- **Exercise task**:
Return the entries below verbatim. Pictures stay out.

- **Dataset content**:

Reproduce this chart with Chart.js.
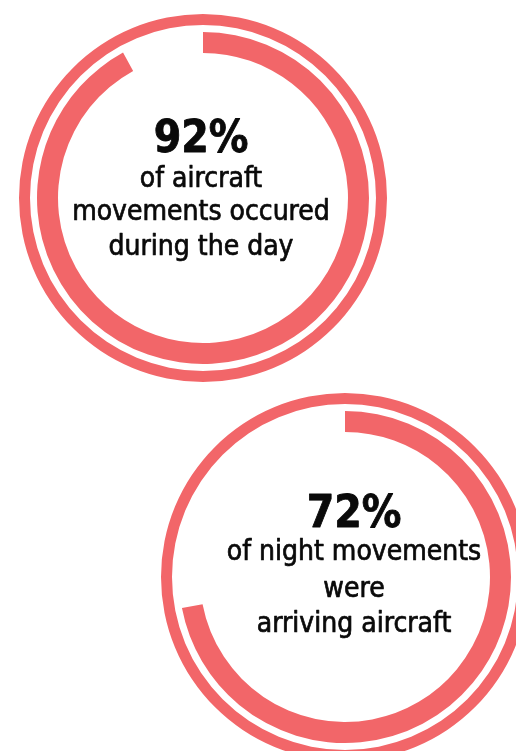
<!DOCTYPE html>
<html>
<head>
<meta charset="utf-8">
<script src="https://cdn.jsdelivr.net/npm/chart.js@4.4.1/dist/chart.umd.min.js"></script>
<style>
  html, body { margin: 0; padding: 0; background: #ffffff; width: 516px; height: 751px; overflow: hidden; }
  .ring { position: absolute; }
</style>
</head>
<body>
<canvas id="dayRing" class="ring" width="368" height="368" style="left:19px; top:14px;"></canvas>
<canvas id="nightRing" class="ring" width="368" height="368" style="left:161px; top:393px;"></canvas>
<script>
// Share of movements (percent) shown by each ring
const ringIds = ['dayRing', 'nightRing'];
const shareValues = [92, 72];
const captionLines = [
  ['of aircraft', 'movements occured', 'during the day'],
  ['of night movements', 'were', 'arriving aircraft']
];

// Look and layout
const accent = '#f26669';
const textColor = '#0a0a0a';
const textFont = '"DejaVu Sans Condensed", "DejaVu Sans", sans-serif';
const textLayout = [
  { dx: -2, headline: -46, lines: [-11, 22, 57] },
  { dx: 9, headline: -50, lines: [-17, 20, 55] }
];

const centerText = {
  id: 'centerText',
  afterDraw(chart, args, opts) {
    const meta = chart.getDatasetMeta(2);
    const arc = meta.data[0];
    const cx = arc.x + opts.layout.dx;
    const cy = arc.y;
    const ctx = chart.ctx;
    ctx.save();
    ctx.fillStyle = textColor;
    ctx.strokeStyle = textColor;
    ctx.lineJoin = 'round';
    ctx.textAlign = 'center';
    ctx.textBaseline = 'alphabetic';
    ctx.font = 'bold 44px ' + textFont;
    ctx.lineWidth = 0.8;
    ctx.fillText(opts.value + '%', cx, cy + opts.layout.headline);
    ctx.strokeText(opts.value + '%', cx, cy + opts.layout.headline);
    ctx.font = '28px ' + textFont;
    ctx.lineWidth = 0.7;
    opts.lines.forEach((line, i) => {
      ctx.fillText(line, cx, cy + opts.layout.lines[i]);
      ctx.strokeText(line, cx, cy + opts.layout.lines[i]);
    });
    ctx.restore();
  }
};

ringIds.forEach((id, k) => {
  const value = shareValues[k];
  new Chart(document.getElementById(id), {
    type: 'doughnut',
    data: {
      labels: ['share', 'rest'],
      datasets: [
        // thin full outer ring
        { data: [100, 0], backgroundColor: [accent, 'rgba(0,0,0,0)'], borderWidth: 0, weight: 11 },
        // white gap between the rings
        { data: [100, 0], backgroundColor: ['rgba(0,0,0,0)', 'rgba(0,0,0,0)'], borderWidth: 0, weight: 7 },
        // thick progress arc
        { data: [value, 100 - value], backgroundColor: [accent, 'rgba(0,0,0,0)'], borderWidth: 0, weight: 21 }
      ]
    },
    options: {
      responsive: false,
      devicePixelRatio: 1,
      animation: false,
      cutout: '78.8%',
      layout: { padding: 0 },
      events: [],
      plugins: {
        legend: { display: false },
        tooltip: { enabled: false },
        centerText: { value: value, lines: captionLines[k], layout: textLayout[k] }
      }
    },
    plugins: [centerText]
  });
});
</script>
</body>
</html>
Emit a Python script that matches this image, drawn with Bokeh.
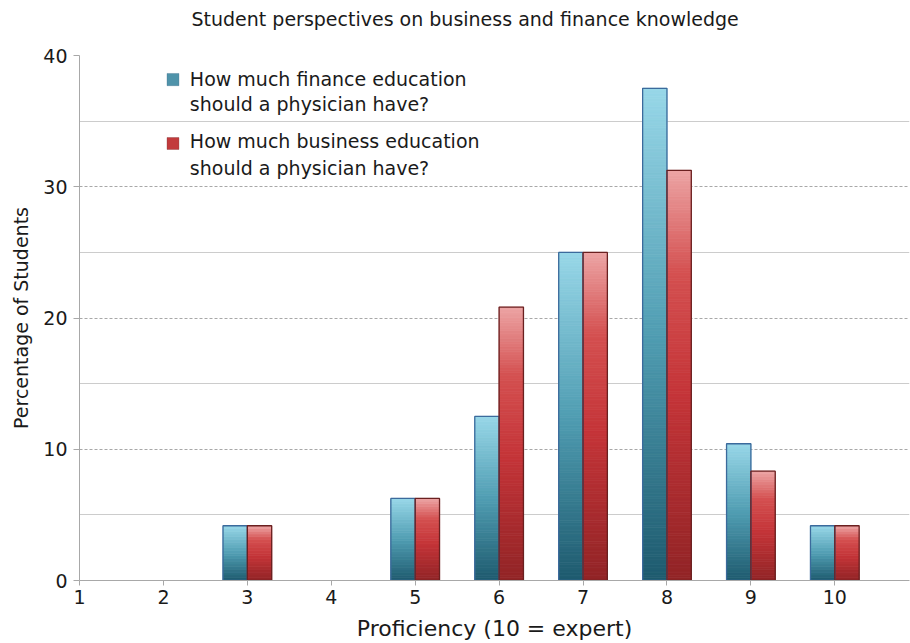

- **The reply**:
Reproduce this chart with Chart.js.
<!DOCTYPE html>
<html>
<head>
<meta charset="utf-8">
<script src="https://cdn.jsdelivr.net/npm/chart.js@4.4.1/dist/chart.umd.min.js"></script>
<style>
  html, body { margin: 0; padding: 0; background: #ffffff; width: 516px; height: 751px; overflow: hidden; }
  .ring { position: absolute; }
</style>
</head>
<body>
<canvas id="dayRing" class="ring" width="368" height="368" style="left:19px; top:14px;"></canvas>
<canvas id="nightRing" class="ring" width="368" height="368" style="left:161px; top:393px;"></canvas>
<script>
// Share of movements (percent) shown by each ring
const ringIds = ['dayRing', 'nightRing'];
const shareValues = [92, 72];
const captionLines = [
  ['of aircraft', 'movements occured', 'during the day'],
  ['of night movements', 'were', 'arriving aircraft']
];

// Look and layout
const accent = '#f26669';
const textColor = '#0a0a0a';
const textFont = '"DejaVu Sans Condensed", "DejaVu Sans", sans-serif';
const textLayout = [
  { dx: -2, headline: -46, lines: [-11, 22, 57] },
  { dx: 9, headline: -50, lines: [-17, 20, 55] }
];

const centerText = {
  id: 'centerText',
  afterDraw(chart, args, opts) {
    const meta = chart.getDatasetMeta(2);
    const arc = meta.data[0];
    const cx = arc.x + opts.layout.dx;
    const cy = arc.y;
    const ctx = chart.ctx;
    ctx.save();
    ctx.fillStyle = textColor;
    ctx.strokeStyle = textColor;
    ctx.lineJoin = 'round';
    ctx.textAlign = 'center';
    ctx.textBaseline = 'alphabetic';
    ctx.font = 'bold 44px ' + textFont;
    ctx.lineWidth = 0.8;
    ctx.fillText(opts.value + '%', cx, cy + opts.layout.headline);
    ctx.strokeText(opts.value + '%', cx, cy + opts.layout.headline);
    ctx.font = '28px ' + textFont;
    ctx.lineWidth = 0.7;
    opts.lines.forEach((line, i) => {
      ctx.fillText(line, cx, cy + opts.layout.lines[i]);
      ctx.strokeText(line, cx, cy + opts.layout.lines[i]);
    });
    ctx.restore();
  }
};

ringIds.forEach((id, k) => {
  const value = shareValues[k];
  new Chart(document.getElementById(id), {
    type: 'doughnut',
    data: {
      labels: ['share', 'rest'],
      datasets: [
        // thin full outer ring
        { data: [100, 0], backgroundColor: [accent, 'rgba(0,0,0,0)'], borderWidth: 0, weight: 11 },
        // white gap between the rings
        { data: [100, 0], backgroundColor: ['rgba(0,0,0,0)', 'rgba(0,0,0,0)'], borderWidth: 0, weight: 7 },
        // thick progress arc
        { data: [value, 100 - value], backgroundColor: [accent, 'rgba(0,0,0,0)'], borderWidth: 0, weight: 21 }
      ]
    },
    options: {
      responsive: false,
      devicePixelRatio: 1,
      animation: false,
      cutout: '78.8%',
      layout: { padding: 0 },
      events: [],
      plugins: {
        legend: { display: false },
        tooltip: { enabled: false },
        centerText: { value: value, lines: captionLines[k], layout: textLayout[k] }
      }
    },
    plugins: [centerText]
  });
});
</script>
</body>
</html>
Emit a Python script that matches this image, drawn with Bokeh.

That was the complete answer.